The halogen elements are among the first to be released and can be captured in surface soils, taken up by vegetation through their root systems, and volatilised into the atmosphere.
RD: What were the main take-away results from the project?
CD: We were able to trace the pathways of the halogens by measuring their contents in different layers of soils, in the different tissues of common tree species and in the liquids that transpire through the stomata of the tree foliage, through which gases and water vapour pass.
By placing plastic bags over twigs and foliage we could collect and analyse the fluids that accumulated over the course of a day.
And by burying carbon and resin sachets in the ground for several months – in a contraption that we designed specifically for this purpose – we could measure the different concentrations of halogens and other elements emitted as gases at sites, with and without known mineralisation.
Late in the winter season, we sampled snow at different levels in the snow pack to see what might have accumulated over a short period of time. By analysing the melted snow samples, we could determine that there was a steady upward flux of the halogens, particularly bromine and iodine.

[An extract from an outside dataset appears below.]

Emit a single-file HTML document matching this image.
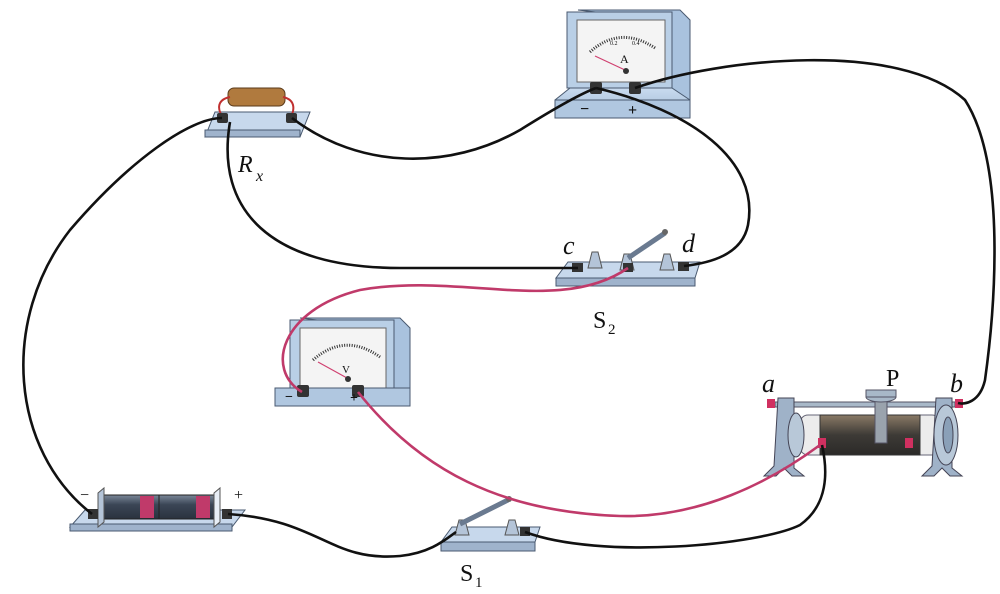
<!DOCTYPE html>
<html><head><meta charset="utf-8"><style>
html,body{margin:0;padding:0;background:#fff;}
svg{display:block;}
text{font-family:"Liberation Serif",serif;fill:#111;}
</style></head><body>
<svg width="1000" height="594" viewBox="0 0 1000 594" xmlns="http://www.w3.org/2000/svg">
<defs>
<linearGradient id="g1" x1="0" y1="0" x2="0" y2="1"><stop offset="0" stop-color="#c9dbef"/><stop offset="1" stop-color="#9fb8d4"/></linearGradient>
<linearGradient id="cyl" x1="0" y1="0" x2="0" y2="1"><stop offset="0" stop-color="#7a8798"/><stop offset="0.4" stop-color="#3b4656"/><stop offset="1" stop-color="#2a323e"/></linearGradient>
<linearGradient id="coil" x1="0" y1="0" x2="0" y2="1"><stop offset="0" stop-color="#8a7a66"/><stop offset="0.5" stop-color="#3d3a36"/><stop offset="1" stop-color="#2b2a28"/></linearGradient>
</defs>

<!-- Rx -->
<polygon points="215,112 310,112 300,137 205,137" fill="#c7d8ec" stroke="#4a5a70" stroke-width="1"/>
<rect x="205" y="130" width="95" height="7" fill="#9fb3cc" stroke="#4a5a70" stroke-width="1"/>
<rect x="228" y="88" width="57" height="18" rx="6" fill="#b07a3e" stroke="#5a3a1a"/>
<path d="M230,97 C215,100 218,112 224,118 M283,97 C297,100 294,112 290,118" stroke="#c03030" stroke-width="2" fill="none"/>
<rect x="217" y="113" width="11" height="10" rx="2" fill="#333"/>
<rect x="286" y="113" width="11" height="10" rx="2" fill="#333"/>

<!-- Ammeter -->
<polygon points="578,10 680,10 690,20 690,100 665,100 665,20" fill="#a9c2de" stroke="#4a5a70"/>
<rect x="567" y="12" width="105" height="76" fill="#b9cfe6" stroke="#4a5a70"/>
<rect x="577" y="20" width="88" height="62" fill="#f4f4f4" stroke="#666"/>
<path d="M590,52 Q620,25 655,48" stroke="#333" stroke-width="3" fill="none" stroke-dasharray="1,1.5"/>
<line x1="595" y1="56" x2="625" y2="70" stroke="#d04070" stroke-width="1.2"/>
<circle cx="626" cy="71" r="3" fill="#333"/>
<text x="620" y="63" font-size="12">A</text>
<text x="610" y="45" font-size="6">0.2</text><text x="632" y="45" font-size="6">0.4</text>
<polygon points="570,88 672,88 690,100 690,118 555,118 555,100" fill="url(#g1)" stroke="#4a5a70"/>
<rect x="555" y="100" width="135" height="18" fill="#b0c7e0" stroke="#4a5a70"/>
<rect x="590" y="82" width="12" height="12" rx="2" fill="#333"/>
<rect x="629" y="82" width="12" height="12" rx="2" fill="#333"/>
<text x="580" y="114" font-size="16" font-family="Liberation Sans" font-weight="bold">−</text>
<text x="628" y="115" font-size="16" font-family="Liberation Sans" font-weight="bold">+</text>

<!-- S2 -->
<polygon points="568,262 700,262 695,278 556,278" fill="#c7d8ec" stroke="#4a5a70"/>
<rect x="556" y="278" width="139" height="8" fill="#9fb3cc" stroke="#4a5a70"/>
<rect x="572" y="263" width="11" height="9" fill="#333"/>
<polygon points="588,268 592,252 598,252 602,268" fill="#b4c4d8" stroke="#555"/>
<polygon points="620,270 624,254 630,254 634,270" fill="#b4c4d8" stroke="#555"/>
<rect x="623" y="263" width="10" height="9" fill="#333"/>
<line x1="628" y1="258" x2="665" y2="233" stroke="#6a7a90" stroke-width="5"/>
<circle cx="665" cy="232" r="3" fill="#666"/>
<polygon points="660,270 664,254 670,254 674,270" fill="#b4c4d8" stroke="#555"/>
<rect x="678" y="262" width="11" height="9" fill="#333"/>

<!-- Voltmeter -->
<polygon points="300,318 400,318 410,328 410,390 385,390 385,328" fill="#a9c2de" stroke="#4a5a70"/>
<rect x="290" y="320" width="104" height="74" fill="#b9cfe6" stroke="#4a5a70"/>
<rect x="300" y="328" width="86" height="60" fill="#f4f4f4" stroke="#666"/>
<path d="M313,360 Q345,332 380,357" stroke="#333" stroke-width="3" fill="none" stroke-dasharray="1,1.5"/>
<line x1="318" y1="362" x2="347" y2="378" stroke="#d04070" stroke-width="1.2"/>
<circle cx="348" cy="379" r="3" fill="#333"/>
<text x="342" y="373" font-size="11">V</text>
<polygon points="290,394 394,394 410,390 410,405 275,405 275,398" fill="url(#g1)" stroke="#4a5a70"/>
<rect x="275" y="388" width="135" height="18" fill="#b0c7e0" stroke="#4a5a70"/>
<rect x="297" y="385" width="12" height="12" rx="2" fill="#333"/>
<rect x="352" y="385" width="12" height="12" rx="2" fill="#333"/>
<text x="285" y="401" font-size="14" font-family="Liberation Sans" font-weight="bold">−</text>
<text x="350" y="402" font-size="14" font-family="Liberation Sans" font-weight="bold">+</text>

<!-- Battery -->
<polygon points="85,510 245,510 232,527 70,527" fill="#c7d8ec" stroke="#4a5a70"/>
<rect x="70" y="524" width="162" height="7" fill="#9fb3cc" stroke="#4a5a70"/>
<rect x="100" y="495" width="120" height="24" rx="3" fill="url(#cyl)" stroke="#222"/>
<rect x="140" y="496" width="14" height="22" fill="#c03a6a"/>
<rect x="196" y="496" width="14" height="22" fill="#c03a6a"/>
<line x1="159" y1="495" x2="159" y2="519" stroke="#222"/>
<polygon points="98,493 104,488 104,522 98,527" fill="#b4c4d8" stroke="#555"/>
<polygon points="214,493 220,488 220,522 214,527" fill="#e8eef6" stroke="#555"/>
<rect x="88" y="509" width="10" height="10" fill="#333"/>
<rect x="222" y="509" width="10" height="10" fill="#333"/>
<text x="80" y="500" font-size="16" font-family="Liberation Sans">−</text>
<text x="234" y="500" font-size="16" font-family="Liberation Sans">+</text>

<!-- S1 -->
<polygon points="452,527 540,527 535,542 441,542" fill="#c7d8ec" stroke="#4a5a70"/>
<rect x="441" y="542" width="94" height="9" fill="#9fb3cc" stroke="#4a5a70"/>
<polygon points="455,535 459,520 465,520 469,535" fill="#b4c4d8" stroke="#555"/>
<line x1="460" y1="524" x2="508" y2="500" stroke="#6a7a90" stroke-width="5"/>
<circle cx="509" cy="499" r="3" fill="#666"/>
<polygon points="505,535 509,520 515,520 519,535" fill="#b4c4d8" stroke="#555"/>
<rect x="520" y="527" width="10" height="9" fill="#333"/>

<!-- Rheostat -->
<rect x="775" y="402" width="180" height="5" fill="#a8b8c8" stroke="#556"/>
<rect x="800" y="415" width="140" height="40" rx="8" fill="#ececec" stroke="#667"/>
<rect x="820" y="415" width="100" height="40" fill="url(#coil)" stroke="#333"/>
<rect x="875" y="398" width="12" height="45" fill="#9aa3ad" stroke="#556"/>
<ellipse cx="881" cy="397" rx="15" ry="5" fill="#a8b8c8" stroke="#556"/>
<rect x="866" y="390" width="30" height="7" fill="#a8b8c8" stroke="#556"/>
<path d="M778,398 h16 v70 l10,8 h-12 l-8,-8 l-8,8 h-12 l10,-10 z" fill="#9fb2c8" stroke="#445"/>
<ellipse cx="796" cy="435" rx="8" ry="22" fill="#b8c8d8" stroke="#445"/>
<path d="M936,398 h16 v70 l10,8 h-12 l-8,-8 l-8,8 h-12 l10,-10 z" fill="#9fb2c8" stroke="#445"/>
<ellipse cx="946" cy="435" rx="12" ry="30" fill="#b8c8d8" stroke="#445"/>
<ellipse cx="948" cy="435" rx="5" ry="18" fill="#8aa0b8" stroke="#445"/>
<rect x="767" y="399" width="8" height="9" fill="#d03060"/>
<rect x="955" y="399" width="8" height="9" fill="#d03060"/>
<rect x="818" y="438" width="8" height="10" fill="#d03060"/>
<rect x="905" y="438" width="8" height="10" fill="#d03060"/>

<!-- black wires -->
<g stroke="#111" stroke-width="2.6" fill="none">
<path d="M92,514 C10,450 0,320 70,230 C130,160 190,118 222,118"/>
<path d="M292,118 C360,170 450,170 520,130 C560,105 585,92 596,88"/>
<path d="M230,122 C215,210 270,268 400,268 L578,268"/>
<path d="M596,88 C690,110 760,160 748,225 C742,255 710,263 684,266"/>
<path d="M635,88 C720,58 900,40 965,100 C1010,170 992,330 985,380 C980,402 965,405 958,403"/>
<path d="M228,514 C320,520 330,562 400,556 C430,553 445,540 456,532"/>
<path d="M525,532 C600,560 760,545 800,525 C828,505 828,472 822,445"/>
</g>
<!-- pink wires -->
<g stroke="#c03a6a" stroke-width="2.6" fill="none">
<path d="M628,268 C560,315 460,272 360,290 C280,310 265,370 302,392"/>
<path d="M358,392 C420,470 500,512 620,516 C700,518 770,482 820,445"/>
</g>

<!-- labels -->
<text x="238" y="172" font-size="24" font-style="italic">R</text>
<text x="256" y="181" font-size="16" font-style="italic">x</text>
<text x="563" y="254" font-size="26" font-style="italic">c</text>
<text x="682" y="252" font-size="26" font-style="italic">d</text>
<text x="593" y="328" font-size="24">S</text>
<text x="608" y="334" font-size="15">2</text>
<text x="762" y="392" font-size="26" font-style="italic">a</text>
<text x="886" y="386" font-size="24">P</text>
<text x="950" y="392" font-size="26" font-style="italic">b</text>
<text x="460" y="581" font-size="24">S</text>
<text x="475" y="587" font-size="15">1</text>
</svg>
</body></html>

RD: What kind of potential do the techniques have, as far as mitigating the environmental impact of mineral exploration?
CD: The techniques have little or no impact on the environment other than leaving a few footprints, such that the only evidence is from slight pruning of twigs collected for analysis, or a small square of surface organic-rich soil being removed.

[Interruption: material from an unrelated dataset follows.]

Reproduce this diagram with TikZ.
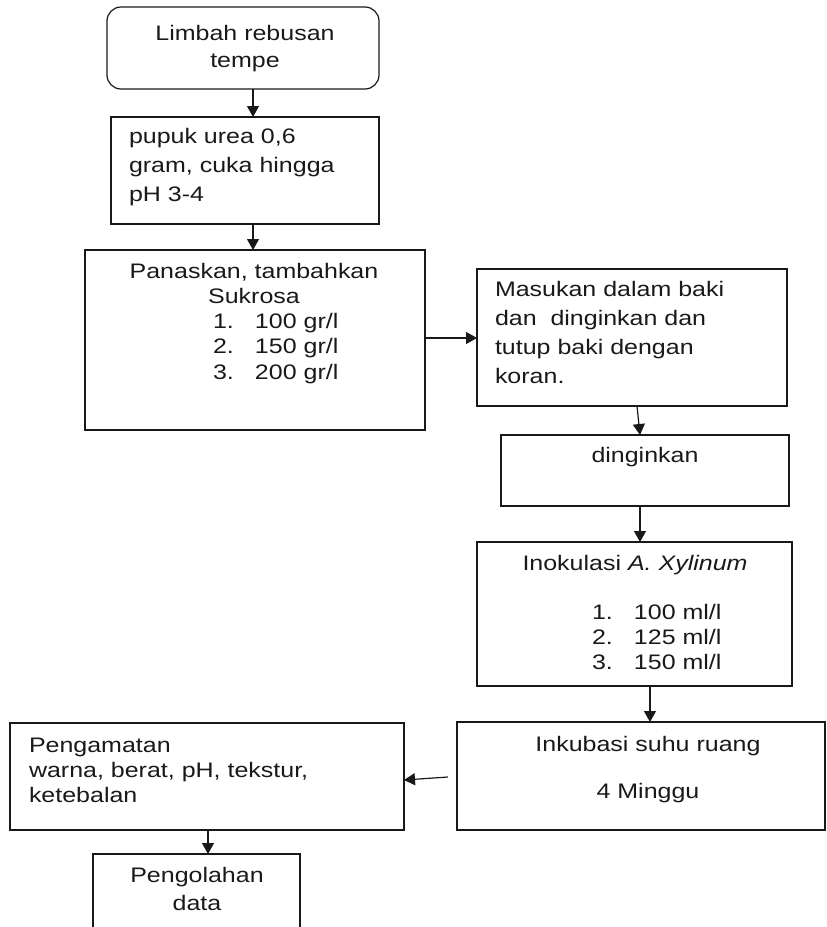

There is no impact whatsoever from the collection of transpired fluids or snow.
RD: Are there any further trials coming up? Will you look to test the techniques at sites beyond Vancouver Island?
CD: We consider this a proof of concept study to demonstrate the levels of halogens and other elements that typically accumulate in surface materials, and how the concentrations, including commodity metals, relate to sometimes deeply buried mineral deposits.
As such, they provide first ultra-low impact methods for providing focus for more detailed and invasive procedures, such as trenching and drilling. New analytical methods have been developed with the assistance of ALS Minerals in Vancouver and the laboratories of the British Columbia Department of Environment & Climate Change Strategy on Vancouver Island.
These methods are now available to the exploration and environmental industries at a very modest cost. Further analytical experimentation will refine the methodologies and lower the analytical detection levels even more.
At this point no further trials are planned, but we feel that the methods should be tested at other sites in BC, as well as over different types of mineralisation.